作っているものをテストするために、ゲーム本編にも様々なデバッグ機能を入れることになります。これはプログラマーだけでなく、プランナーやデザイナーといった他のセクションの開発者や、デバッガーも使うことになります。詳しくは次回に説明します。

このように、作ったものをすぐ確認できる、バグがあったときに立ち戻ってテストできるような環境を整備しておくと、開発がスムーズになります。

 

面倒なことを減らす・自動化する
サイクルの図の中で細かく自動化できるところはしていきましょう。
例えば、Visual Studio などの開発環境のウィンドウを整理したり、ショートカットや便利な機能を覚えたりするだけでも、作業が簡単になります。コードスニペットやテンプレート、プラグインも役に立ちます。

そこから一歩進んで、一連の作業をバッチファイルで自動化してみましょう。ファイル・フォルダをコピーするなどの操作は簡単に実装できます。
UnityやUnreal Engineをはじめ、多くの開発ツールは、バッチファイルからの呼び出しに対応しているので、ビルドや変換の操作をバッチファイルから行うことができます。gitやsubversionの操作を行うこともできます。
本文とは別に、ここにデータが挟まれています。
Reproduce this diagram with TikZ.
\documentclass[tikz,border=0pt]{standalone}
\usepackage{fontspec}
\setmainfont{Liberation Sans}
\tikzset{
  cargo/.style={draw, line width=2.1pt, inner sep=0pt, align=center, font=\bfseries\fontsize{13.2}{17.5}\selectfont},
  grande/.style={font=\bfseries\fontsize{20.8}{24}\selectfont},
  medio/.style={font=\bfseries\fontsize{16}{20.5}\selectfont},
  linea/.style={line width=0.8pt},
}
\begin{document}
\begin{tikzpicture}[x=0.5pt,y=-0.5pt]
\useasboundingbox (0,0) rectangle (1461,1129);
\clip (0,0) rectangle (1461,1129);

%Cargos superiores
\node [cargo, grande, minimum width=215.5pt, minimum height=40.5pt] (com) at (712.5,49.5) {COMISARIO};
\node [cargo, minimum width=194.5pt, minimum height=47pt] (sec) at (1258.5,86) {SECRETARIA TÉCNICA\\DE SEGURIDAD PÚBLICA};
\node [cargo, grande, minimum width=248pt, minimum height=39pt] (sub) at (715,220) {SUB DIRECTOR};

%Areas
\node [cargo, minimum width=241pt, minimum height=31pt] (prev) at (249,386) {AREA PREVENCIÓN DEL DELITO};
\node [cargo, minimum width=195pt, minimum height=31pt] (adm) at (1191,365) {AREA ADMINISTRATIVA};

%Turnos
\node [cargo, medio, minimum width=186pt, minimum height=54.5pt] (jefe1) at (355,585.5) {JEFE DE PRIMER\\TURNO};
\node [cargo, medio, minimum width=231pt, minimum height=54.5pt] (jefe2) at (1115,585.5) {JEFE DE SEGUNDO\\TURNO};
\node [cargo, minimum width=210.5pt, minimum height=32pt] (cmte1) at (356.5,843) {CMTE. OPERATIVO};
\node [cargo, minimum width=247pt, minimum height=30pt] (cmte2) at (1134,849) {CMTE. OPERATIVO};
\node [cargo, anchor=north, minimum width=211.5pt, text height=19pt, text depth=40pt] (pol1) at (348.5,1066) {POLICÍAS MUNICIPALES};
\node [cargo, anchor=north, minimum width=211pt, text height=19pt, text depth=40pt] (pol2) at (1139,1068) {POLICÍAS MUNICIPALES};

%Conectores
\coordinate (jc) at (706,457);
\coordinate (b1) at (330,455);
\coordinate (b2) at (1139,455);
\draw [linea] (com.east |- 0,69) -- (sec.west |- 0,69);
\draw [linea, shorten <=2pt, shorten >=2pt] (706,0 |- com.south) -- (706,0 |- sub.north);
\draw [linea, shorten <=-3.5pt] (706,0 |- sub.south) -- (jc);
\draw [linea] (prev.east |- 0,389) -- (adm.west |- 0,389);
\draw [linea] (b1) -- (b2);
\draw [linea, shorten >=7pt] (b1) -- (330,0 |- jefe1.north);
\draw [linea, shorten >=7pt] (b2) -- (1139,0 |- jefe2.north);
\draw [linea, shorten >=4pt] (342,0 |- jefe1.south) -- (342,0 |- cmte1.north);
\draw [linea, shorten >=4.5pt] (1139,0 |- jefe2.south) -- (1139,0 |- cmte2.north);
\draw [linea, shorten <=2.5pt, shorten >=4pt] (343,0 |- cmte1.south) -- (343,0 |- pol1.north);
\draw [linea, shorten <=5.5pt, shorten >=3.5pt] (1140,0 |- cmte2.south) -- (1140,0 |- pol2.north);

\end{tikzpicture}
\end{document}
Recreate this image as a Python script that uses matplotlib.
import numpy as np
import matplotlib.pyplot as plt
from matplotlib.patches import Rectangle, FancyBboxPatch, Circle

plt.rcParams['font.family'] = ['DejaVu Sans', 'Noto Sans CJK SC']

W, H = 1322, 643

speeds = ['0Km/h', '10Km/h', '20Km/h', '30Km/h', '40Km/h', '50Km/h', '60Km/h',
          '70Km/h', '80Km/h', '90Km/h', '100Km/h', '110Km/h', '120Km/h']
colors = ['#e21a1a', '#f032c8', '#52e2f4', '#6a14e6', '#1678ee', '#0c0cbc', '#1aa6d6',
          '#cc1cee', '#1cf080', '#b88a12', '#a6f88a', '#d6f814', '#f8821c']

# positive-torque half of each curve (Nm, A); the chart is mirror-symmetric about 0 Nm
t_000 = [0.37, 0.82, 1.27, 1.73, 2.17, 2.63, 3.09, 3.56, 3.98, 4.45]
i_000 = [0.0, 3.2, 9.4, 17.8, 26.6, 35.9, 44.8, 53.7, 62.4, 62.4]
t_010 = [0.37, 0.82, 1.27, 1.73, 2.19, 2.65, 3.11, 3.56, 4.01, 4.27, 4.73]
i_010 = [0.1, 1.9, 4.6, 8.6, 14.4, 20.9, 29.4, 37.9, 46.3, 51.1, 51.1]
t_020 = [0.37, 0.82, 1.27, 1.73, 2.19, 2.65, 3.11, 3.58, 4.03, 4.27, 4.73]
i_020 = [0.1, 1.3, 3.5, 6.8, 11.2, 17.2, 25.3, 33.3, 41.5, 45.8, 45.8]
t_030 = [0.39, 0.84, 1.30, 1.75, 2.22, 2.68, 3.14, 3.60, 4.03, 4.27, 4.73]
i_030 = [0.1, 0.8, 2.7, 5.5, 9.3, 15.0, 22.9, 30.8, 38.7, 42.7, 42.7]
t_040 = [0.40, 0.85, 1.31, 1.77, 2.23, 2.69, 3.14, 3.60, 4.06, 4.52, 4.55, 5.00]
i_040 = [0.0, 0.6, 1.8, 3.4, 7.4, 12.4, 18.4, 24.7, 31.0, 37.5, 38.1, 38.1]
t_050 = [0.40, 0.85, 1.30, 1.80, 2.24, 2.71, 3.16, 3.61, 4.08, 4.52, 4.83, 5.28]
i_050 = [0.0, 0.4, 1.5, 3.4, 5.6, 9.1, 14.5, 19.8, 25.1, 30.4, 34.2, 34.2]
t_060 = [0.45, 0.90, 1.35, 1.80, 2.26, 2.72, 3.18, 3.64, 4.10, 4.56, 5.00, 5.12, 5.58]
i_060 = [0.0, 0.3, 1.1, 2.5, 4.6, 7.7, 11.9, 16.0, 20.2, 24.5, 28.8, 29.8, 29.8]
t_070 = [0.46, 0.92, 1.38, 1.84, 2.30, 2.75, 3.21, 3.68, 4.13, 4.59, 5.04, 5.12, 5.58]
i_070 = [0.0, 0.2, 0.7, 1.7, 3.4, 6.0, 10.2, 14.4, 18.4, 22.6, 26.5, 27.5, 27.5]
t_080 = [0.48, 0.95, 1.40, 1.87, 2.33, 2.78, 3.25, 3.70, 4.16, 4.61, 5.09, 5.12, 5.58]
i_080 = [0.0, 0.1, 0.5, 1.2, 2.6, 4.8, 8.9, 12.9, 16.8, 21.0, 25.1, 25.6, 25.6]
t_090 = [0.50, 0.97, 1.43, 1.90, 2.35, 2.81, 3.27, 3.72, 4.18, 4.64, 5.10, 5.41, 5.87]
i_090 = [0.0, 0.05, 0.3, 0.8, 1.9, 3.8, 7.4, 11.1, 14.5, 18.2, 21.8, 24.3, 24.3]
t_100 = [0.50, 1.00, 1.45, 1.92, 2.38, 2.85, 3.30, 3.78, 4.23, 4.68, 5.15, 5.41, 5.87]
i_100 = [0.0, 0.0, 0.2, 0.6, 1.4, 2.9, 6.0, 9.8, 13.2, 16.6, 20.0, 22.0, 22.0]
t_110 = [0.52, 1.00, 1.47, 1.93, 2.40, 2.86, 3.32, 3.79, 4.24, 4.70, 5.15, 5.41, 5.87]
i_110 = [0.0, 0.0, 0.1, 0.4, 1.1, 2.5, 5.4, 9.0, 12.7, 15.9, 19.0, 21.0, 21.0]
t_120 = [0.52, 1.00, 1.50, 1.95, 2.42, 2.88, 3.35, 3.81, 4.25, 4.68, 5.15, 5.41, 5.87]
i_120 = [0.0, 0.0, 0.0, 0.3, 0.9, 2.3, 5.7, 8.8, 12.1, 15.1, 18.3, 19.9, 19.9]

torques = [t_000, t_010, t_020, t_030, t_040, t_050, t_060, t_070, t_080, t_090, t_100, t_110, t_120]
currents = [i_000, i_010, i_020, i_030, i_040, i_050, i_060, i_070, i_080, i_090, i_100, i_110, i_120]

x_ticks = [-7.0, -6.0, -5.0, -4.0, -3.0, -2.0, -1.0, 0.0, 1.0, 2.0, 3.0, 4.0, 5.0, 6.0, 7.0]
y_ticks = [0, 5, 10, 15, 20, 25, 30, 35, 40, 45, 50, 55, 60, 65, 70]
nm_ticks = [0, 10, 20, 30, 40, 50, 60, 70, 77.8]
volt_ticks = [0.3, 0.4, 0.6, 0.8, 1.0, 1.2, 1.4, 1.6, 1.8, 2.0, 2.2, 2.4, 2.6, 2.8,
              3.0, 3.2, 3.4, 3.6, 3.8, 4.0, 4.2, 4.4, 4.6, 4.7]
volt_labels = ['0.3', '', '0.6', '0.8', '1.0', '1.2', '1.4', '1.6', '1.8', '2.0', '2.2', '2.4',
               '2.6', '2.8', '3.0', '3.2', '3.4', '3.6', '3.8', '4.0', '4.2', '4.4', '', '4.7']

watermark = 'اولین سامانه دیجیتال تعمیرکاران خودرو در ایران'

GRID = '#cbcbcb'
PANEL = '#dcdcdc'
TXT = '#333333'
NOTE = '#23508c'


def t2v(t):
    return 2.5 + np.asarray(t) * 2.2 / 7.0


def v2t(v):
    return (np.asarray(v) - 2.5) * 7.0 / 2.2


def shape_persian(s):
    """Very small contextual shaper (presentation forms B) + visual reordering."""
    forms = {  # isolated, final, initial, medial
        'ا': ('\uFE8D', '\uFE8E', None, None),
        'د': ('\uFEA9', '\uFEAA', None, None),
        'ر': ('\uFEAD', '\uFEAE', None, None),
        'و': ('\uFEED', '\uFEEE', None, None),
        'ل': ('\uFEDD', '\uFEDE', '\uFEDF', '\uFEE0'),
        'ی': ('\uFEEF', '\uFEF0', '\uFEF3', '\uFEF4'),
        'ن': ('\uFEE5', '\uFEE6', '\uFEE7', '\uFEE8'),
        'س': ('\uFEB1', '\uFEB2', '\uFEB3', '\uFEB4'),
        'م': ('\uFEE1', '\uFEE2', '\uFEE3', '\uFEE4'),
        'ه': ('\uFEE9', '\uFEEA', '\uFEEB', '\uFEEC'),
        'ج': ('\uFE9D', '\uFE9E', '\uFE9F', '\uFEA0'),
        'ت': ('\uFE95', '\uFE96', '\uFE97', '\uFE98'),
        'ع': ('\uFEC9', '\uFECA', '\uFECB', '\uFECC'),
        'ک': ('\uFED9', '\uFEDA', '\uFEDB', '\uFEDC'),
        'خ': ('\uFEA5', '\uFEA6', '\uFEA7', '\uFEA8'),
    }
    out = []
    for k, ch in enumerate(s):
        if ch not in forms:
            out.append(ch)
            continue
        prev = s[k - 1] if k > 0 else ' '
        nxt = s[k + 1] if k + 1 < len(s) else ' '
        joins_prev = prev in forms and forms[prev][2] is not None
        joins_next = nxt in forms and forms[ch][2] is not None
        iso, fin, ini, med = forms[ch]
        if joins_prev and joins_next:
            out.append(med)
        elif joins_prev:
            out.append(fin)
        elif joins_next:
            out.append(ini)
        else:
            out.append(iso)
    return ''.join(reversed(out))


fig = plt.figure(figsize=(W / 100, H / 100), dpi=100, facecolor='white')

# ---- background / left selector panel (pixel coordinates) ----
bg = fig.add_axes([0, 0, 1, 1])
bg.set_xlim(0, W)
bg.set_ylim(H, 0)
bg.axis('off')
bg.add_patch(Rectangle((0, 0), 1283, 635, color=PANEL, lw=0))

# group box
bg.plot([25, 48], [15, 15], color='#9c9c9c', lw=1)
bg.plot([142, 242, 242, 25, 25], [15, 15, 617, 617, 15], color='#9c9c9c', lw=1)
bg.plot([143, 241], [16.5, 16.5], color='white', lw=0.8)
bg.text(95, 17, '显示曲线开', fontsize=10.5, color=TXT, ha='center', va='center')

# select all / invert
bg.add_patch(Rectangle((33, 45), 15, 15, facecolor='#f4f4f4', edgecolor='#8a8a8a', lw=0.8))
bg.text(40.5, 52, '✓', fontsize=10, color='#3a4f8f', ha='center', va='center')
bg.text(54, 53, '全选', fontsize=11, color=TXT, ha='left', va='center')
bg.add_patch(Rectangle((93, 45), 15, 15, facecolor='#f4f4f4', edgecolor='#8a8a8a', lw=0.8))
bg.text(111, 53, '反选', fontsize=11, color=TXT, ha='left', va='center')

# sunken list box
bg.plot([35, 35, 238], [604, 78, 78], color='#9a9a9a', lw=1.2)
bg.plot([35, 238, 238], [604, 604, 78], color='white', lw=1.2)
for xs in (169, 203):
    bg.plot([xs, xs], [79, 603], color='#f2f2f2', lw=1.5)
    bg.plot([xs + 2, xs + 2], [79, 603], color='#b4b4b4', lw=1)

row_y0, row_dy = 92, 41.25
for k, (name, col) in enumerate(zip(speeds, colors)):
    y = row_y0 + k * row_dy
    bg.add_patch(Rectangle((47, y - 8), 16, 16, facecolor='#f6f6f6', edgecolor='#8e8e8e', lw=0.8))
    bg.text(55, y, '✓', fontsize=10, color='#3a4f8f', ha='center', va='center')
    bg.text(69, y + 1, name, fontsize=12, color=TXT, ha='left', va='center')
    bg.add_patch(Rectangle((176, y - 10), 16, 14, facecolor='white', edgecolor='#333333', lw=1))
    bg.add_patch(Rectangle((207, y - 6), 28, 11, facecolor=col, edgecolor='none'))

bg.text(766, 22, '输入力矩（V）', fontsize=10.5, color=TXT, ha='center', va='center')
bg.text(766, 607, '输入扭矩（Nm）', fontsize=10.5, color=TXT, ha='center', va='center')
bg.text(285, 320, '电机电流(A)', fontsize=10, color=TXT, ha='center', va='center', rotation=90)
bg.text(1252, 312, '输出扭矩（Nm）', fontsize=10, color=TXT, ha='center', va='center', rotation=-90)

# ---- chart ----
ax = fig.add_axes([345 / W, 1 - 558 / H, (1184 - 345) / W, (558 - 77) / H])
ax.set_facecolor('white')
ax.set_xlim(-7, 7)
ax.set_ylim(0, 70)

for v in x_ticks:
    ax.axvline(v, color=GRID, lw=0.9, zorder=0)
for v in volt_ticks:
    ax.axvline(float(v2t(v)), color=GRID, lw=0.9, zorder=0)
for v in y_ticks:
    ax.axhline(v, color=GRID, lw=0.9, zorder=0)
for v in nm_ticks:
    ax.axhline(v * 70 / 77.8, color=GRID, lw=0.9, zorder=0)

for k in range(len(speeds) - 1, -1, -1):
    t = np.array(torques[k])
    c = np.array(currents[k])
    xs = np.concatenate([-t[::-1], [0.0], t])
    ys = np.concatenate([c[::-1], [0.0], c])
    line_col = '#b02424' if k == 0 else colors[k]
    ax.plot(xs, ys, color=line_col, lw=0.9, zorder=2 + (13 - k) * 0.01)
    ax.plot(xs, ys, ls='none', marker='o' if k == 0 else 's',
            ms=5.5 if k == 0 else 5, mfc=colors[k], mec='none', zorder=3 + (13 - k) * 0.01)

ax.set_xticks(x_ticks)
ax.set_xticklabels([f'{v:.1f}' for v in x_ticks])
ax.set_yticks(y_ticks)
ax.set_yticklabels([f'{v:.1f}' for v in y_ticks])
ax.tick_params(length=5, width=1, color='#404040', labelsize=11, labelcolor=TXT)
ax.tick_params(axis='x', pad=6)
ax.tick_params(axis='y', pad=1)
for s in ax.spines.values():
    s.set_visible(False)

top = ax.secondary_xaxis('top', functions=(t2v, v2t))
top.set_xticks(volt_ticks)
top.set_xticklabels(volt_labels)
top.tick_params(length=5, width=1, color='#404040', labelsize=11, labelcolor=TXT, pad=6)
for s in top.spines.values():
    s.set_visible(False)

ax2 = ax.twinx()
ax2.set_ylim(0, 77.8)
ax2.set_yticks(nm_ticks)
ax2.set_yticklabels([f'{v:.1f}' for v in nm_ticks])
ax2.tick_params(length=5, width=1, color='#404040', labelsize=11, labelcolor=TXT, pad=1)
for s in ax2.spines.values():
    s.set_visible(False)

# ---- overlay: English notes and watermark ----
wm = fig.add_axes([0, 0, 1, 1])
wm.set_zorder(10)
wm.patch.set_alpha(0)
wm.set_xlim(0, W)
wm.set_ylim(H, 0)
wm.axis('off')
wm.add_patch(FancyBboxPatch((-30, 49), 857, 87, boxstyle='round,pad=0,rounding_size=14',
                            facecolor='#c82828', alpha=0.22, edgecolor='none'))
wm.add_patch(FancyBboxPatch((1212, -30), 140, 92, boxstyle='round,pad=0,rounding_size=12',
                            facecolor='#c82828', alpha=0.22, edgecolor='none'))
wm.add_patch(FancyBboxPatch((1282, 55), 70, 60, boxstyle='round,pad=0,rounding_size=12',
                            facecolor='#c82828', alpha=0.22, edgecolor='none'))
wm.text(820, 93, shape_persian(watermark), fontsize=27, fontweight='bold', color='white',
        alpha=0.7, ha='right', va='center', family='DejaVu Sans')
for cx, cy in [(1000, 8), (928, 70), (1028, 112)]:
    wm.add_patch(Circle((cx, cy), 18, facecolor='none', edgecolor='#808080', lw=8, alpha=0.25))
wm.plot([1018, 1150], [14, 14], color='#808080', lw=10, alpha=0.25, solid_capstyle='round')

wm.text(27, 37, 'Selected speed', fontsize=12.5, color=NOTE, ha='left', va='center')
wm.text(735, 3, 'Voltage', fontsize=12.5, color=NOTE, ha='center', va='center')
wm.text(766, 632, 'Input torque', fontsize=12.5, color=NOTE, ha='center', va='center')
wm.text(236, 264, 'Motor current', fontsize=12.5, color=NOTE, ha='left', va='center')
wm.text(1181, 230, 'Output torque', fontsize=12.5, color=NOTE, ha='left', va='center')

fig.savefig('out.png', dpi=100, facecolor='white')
さらに、Pythonを代表とするスクリプト言語を使う、ゲームエンジンのエディタ拡張を使うことによって作業負担を軽減できます。
特に「何度も繰り返している」ことに対して、自動化はかなり強力なツールとなります。日々を見直してどこに適用できるか考えてみると良いと思います。

 

おわりに
プログラマー個人が行う開発のサイクルについて、どのように取り組むとよいかについて説明しました。少しでも参考になればと思います。

今回の内容は以上です。ありがとうございました。